## To do
Transcribe the listing verbatim. Do not carry over any pictures.

## Supplied data
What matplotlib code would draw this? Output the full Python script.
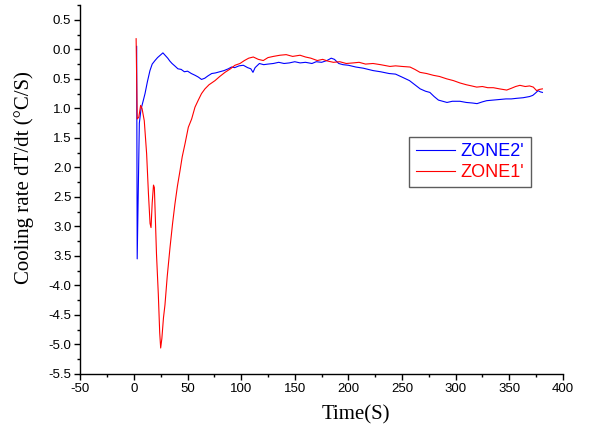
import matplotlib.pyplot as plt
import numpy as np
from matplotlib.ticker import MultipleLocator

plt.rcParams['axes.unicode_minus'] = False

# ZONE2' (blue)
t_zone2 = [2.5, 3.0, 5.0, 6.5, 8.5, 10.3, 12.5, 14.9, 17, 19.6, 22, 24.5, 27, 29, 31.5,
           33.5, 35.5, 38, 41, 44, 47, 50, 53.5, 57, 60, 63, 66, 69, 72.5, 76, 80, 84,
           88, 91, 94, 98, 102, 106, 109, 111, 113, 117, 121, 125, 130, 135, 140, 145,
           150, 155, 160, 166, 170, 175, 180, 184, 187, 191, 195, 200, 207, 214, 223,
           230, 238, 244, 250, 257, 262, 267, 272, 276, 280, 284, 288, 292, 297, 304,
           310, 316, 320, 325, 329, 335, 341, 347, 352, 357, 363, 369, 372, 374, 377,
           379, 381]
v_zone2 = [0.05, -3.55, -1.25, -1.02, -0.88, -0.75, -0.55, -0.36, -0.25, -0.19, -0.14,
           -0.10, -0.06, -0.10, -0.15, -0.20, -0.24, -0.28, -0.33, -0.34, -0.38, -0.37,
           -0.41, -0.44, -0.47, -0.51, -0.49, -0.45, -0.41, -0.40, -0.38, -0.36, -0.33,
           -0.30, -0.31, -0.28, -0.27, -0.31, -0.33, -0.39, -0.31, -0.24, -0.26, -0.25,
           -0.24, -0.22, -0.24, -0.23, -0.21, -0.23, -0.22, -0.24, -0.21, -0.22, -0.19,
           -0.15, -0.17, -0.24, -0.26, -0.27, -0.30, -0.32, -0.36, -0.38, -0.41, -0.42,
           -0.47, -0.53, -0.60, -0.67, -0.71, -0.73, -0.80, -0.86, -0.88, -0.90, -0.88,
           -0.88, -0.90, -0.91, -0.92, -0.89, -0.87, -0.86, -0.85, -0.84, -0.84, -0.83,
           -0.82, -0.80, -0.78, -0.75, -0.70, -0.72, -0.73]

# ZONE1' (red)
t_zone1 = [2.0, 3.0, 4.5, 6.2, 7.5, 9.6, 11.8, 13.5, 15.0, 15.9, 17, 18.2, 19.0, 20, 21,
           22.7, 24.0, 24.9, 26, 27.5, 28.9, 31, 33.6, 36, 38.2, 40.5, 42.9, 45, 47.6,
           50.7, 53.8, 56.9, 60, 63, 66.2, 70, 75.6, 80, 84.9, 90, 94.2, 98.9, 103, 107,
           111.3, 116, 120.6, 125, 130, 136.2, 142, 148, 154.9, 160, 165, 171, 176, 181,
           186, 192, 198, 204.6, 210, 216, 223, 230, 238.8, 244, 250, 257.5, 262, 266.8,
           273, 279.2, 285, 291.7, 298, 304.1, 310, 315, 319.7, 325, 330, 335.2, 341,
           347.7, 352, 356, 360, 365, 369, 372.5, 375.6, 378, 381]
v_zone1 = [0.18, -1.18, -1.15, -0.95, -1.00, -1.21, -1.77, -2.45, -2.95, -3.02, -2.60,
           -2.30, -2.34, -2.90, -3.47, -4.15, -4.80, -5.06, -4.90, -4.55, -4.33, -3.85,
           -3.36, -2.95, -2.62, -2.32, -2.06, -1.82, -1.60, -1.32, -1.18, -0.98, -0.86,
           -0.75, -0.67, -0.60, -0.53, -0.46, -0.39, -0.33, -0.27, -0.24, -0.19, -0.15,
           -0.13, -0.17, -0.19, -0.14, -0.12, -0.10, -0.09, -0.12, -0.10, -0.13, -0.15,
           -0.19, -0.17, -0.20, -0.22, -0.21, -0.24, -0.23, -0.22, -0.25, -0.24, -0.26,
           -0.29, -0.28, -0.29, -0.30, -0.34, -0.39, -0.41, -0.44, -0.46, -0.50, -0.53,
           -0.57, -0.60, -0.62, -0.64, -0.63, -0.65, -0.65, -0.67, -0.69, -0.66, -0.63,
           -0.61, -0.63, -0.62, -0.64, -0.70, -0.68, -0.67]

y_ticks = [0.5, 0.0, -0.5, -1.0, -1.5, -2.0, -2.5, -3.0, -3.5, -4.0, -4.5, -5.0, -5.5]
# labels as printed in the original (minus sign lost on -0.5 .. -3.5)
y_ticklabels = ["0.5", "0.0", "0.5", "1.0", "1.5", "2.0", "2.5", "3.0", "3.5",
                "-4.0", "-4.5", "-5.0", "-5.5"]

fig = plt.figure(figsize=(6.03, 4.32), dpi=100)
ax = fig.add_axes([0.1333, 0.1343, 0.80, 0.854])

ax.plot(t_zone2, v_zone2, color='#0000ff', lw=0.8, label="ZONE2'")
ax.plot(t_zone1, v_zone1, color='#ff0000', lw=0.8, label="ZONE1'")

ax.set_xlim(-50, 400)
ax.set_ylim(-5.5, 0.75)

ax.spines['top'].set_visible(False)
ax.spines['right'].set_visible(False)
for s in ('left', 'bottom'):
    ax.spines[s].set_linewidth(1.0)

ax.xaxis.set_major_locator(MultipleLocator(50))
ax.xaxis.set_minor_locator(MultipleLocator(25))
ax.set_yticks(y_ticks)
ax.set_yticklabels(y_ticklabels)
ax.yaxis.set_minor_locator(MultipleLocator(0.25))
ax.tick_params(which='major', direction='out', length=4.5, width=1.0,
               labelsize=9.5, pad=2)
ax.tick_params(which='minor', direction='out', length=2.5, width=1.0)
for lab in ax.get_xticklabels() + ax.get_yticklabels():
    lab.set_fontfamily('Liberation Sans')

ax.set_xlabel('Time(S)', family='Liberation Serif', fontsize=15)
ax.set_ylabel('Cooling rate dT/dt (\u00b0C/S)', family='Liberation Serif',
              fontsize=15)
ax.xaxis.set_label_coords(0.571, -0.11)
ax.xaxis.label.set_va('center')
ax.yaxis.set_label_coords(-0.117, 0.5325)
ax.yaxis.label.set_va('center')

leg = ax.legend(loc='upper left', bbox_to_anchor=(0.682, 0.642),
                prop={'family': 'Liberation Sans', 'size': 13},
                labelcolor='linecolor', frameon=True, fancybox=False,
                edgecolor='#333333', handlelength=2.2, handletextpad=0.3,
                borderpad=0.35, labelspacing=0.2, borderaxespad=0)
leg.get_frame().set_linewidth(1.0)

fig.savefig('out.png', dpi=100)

## Result
What matplotlib code would draw this? Output the full Python script.
import matplotlib.pyplot as plt
import numpy as np
from matplotlib.ticker import MultipleLocator

plt.rcParams['axes.unicode_minus'] = False

# ZONE2' (blue)
t_zone2 = [2.5, 3.0, 5.0, 6.5, 8.5, 10.3, 12.5, 14.9, 17, 19.6, 22, 24.5, 27, 29, 31.5,
           33.5, 35.5, 38, 41, 44, 47, 50, 53.5, 57, 60, 63, 66, 69, 72.5, 76, 80, 84,
           88, 91, 94, 98, 102, 106, 109, 111, 113, 117, 121, 125, 130, 135, 140, 145,
           150, 155, 160, 166, 170, 175, 180, 184, 187, 191, 195, 200, 207, 214, 223,
           230, 238, 244, 250, 257, 262, 267, 272, 276, 280, 284, 288, 292, 297, 304,
           310, 316, 320, 325, 329, 335, 341, 347, 352, 357, 363, 369, 372, 374, 377,
           379, 381]
v_zone2 = [0.05, -3.55, -1.25, -1.02, -0.88, -0.75, -0.55, -0.36, -0.25, -0.19, -0.14,
           -0.10, -0.06, -0.10, -0.15, -0.20, -0.24, -0.28, -0.33, -0.34, -0.38, -0.37,
           -0.41, -0.44, -0.47, -0.51, -0.49, -0.45, -0.41, -0.40, -0.38, -0.36, -0.33,
           -0.30, -0.31, -0.28, -0.27, -0.31, -0.33, -0.39, -0.31, -0.24, -0.26, -0.25,
           -0.24, -0.22, -0.24, -0.23, -0.21, -0.23, -0.22, -0.24, -0.21, -0.22, -0.19,
           -0.15, -0.17, -0.24, -0.26, -0.27, -0.30, -0.32, -0.36, -0.38, -0.41, -0.42,
           -0.47, -0.53, -0.60, -0.67, -0.71, -0.73, -0.80, -0.86, -0.88, -0.90, -0.88,
           -0.88, -0.90, -0.91, -0.92, -0.89, -0.87, -0.86, -0.85, -0.84, -0.84, -0.83,
           -0.82, -0.80, -0.78, -0.75, -0.70, -0.72, -0.73]

# ZONE1' (red)
t_zone1 = [2.0, 3.0, 4.5, 6.2, 7.5, 9.6, 11.8, 13.5, 15.0, 15.9, 17, 18.2, 19.0, 20, 21,
           22.7, 24.0, 24.9, 26, 27.5, 28.9, 31, 33.6, 36, 38.2, 40.5, 42.9, 45, 47.6,
           50.7, 53.8, 56.9, 60, 63, 66.2, 70, 75.6, 80, 84.9, 90, 94.2, 98.9, 103, 107,
           111.3, 116, 120.6, 125, 130, 136.2, 142, 148, 154.9, 160, 165, 171, 176, 181,
           186, 192, 198, 204.6, 210, 216, 223, 230, 238.8, 244, 250, 257.5, 262, 266.8,
           273, 279.2, 285, 291.7, 298, 304.1, 310, 315, 319.7, 325, 330, 335.2, 341,
           347.7, 352, 356, 360, 365, 369, 372.5, 375.6, 378, 381]
v_zone1 = [0.18, -1.18, -1.15, -0.95, -1.00, -1.21, -1.77, -2.45, -2.95, -3.02, -2.60,
           -2.30, -2.34, -2.90, -3.47, -4.15, -4.80, -5.06, -4.90, -4.55, -4.33, -3.85,
           -3.36, -2.95, -2.62, -2.32, -2.06, -1.82, -1.60, -1.32, -1.18, -0.98, -0.86,
           -0.75, -0.67, -0.60, -0.53, -0.46, -0.39, -0.33, -0.27, -0.24, -0.19, -0.15,
           -0.13, -0.17, -0.19, -0.14, -0.12, -0.10, -0.09, -0.12, -0.10, -0.13, -0.15,
           -0.19, -0.17, -0.20, -0.22, -0.21, -0.24, -0.23, -0.22, -0.25, -0.24, -0.26,
           -0.29, -0.28, -0.29, -0.30, -0.34, -0.39, -0.41, -0.44, -0.46, -0.50, -0.53,
           -0.57, -0.60, -0.62, -0.64, -0.63, -0.65, -0.65, -0.67, -0.69, -0.66, -0.63,
           -0.61, -0.63, -0.62, -0.64, -0.70, -0.68, -0.67]

y_ticks = [0.5, 0.0, -0.5, -1.0, -1.5, -2.0, -2.5, -3.0, -3.5, -4.0, -4.5, -5.0, -5.5]
# labels as printed in the original (minus sign lost on -0.5 .. -3.5)
y_ticklabels = ["0.5", "0.0", "0.5", "1.0", "1.5", "2.0", "2.5", "3.0", "3.5",
                "-4.0", "-4.5", "-5.0", "-5.5"]

fig = plt.figure(figsize=(6.03, 4.32), dpi=100)
ax = fig.add_axes([0.1333, 0.1343, 0.80, 0.854])

ax.plot(t_zone2, v_zone2, color='#0000ff', lw=0.8, label="ZONE2'")
ax.plot(t_zone1, v_zone1, color='#ff0000', lw=0.8, label="ZONE1'")

ax.set_xlim(-50, 400)
ax.set_ylim(-5.5, 0.75)

ax.spines['top'].set_visible(False)
ax.spines['right'].set_visible(False)
for s in ('left', 'bottom'):
    ax.spines[s].set_linewidth(1.0)

ax.xaxis.set_major_locator(MultipleLocator(50))
ax.xaxis.set_minor_locator(MultipleLocator(25))
ax.set_yticks(y_ticks)
ax.set_yticklabels(y_ticklabels)
ax.yaxis.set_minor_locator(MultipleLocator(0.25))
ax.tick_params(which='major', direction='out', length=4.5, width=1.0,
               labelsize=9.5, pad=2)
ax.tick_params(which='minor', direction='out', length=2.5, width=1.0)
for lab in ax.get_xticklabels() + ax.get_yticklabels():
    lab.set_fontfamily('Liberation Sans')

ax.set_xlabel('Time(S)', family='Liberation Serif', fontsize=15)
ax.set_ylabel('Cooling rate dT/dt (\u00b0C/S)', family='Liberation Serif',
              fontsize=15)
ax.xaxis.set_label_coords(0.571, -0.11)
ax.xaxis.label.set_va('center')
ax.yaxis.set_label_coords(-0.117, 0.5325)
ax.yaxis.label.set_va('center')

leg = ax.legend(loc='upper left', bbox_to_anchor=(0.682, 0.642),
                prop={'family': 'Liberation Sans', 'size': 13},
                labelcolor='linecolor', frameon=True, fancybox=False,
                edgecolor='#333333', handlelength=2.2, handletextpad=0.3,
                borderpad=0.35, labelspacing=0.2, borderaxespad=0)
leg.get_frame().set_linewidth(1.0)

fig.savefig('out.png', dpi=100)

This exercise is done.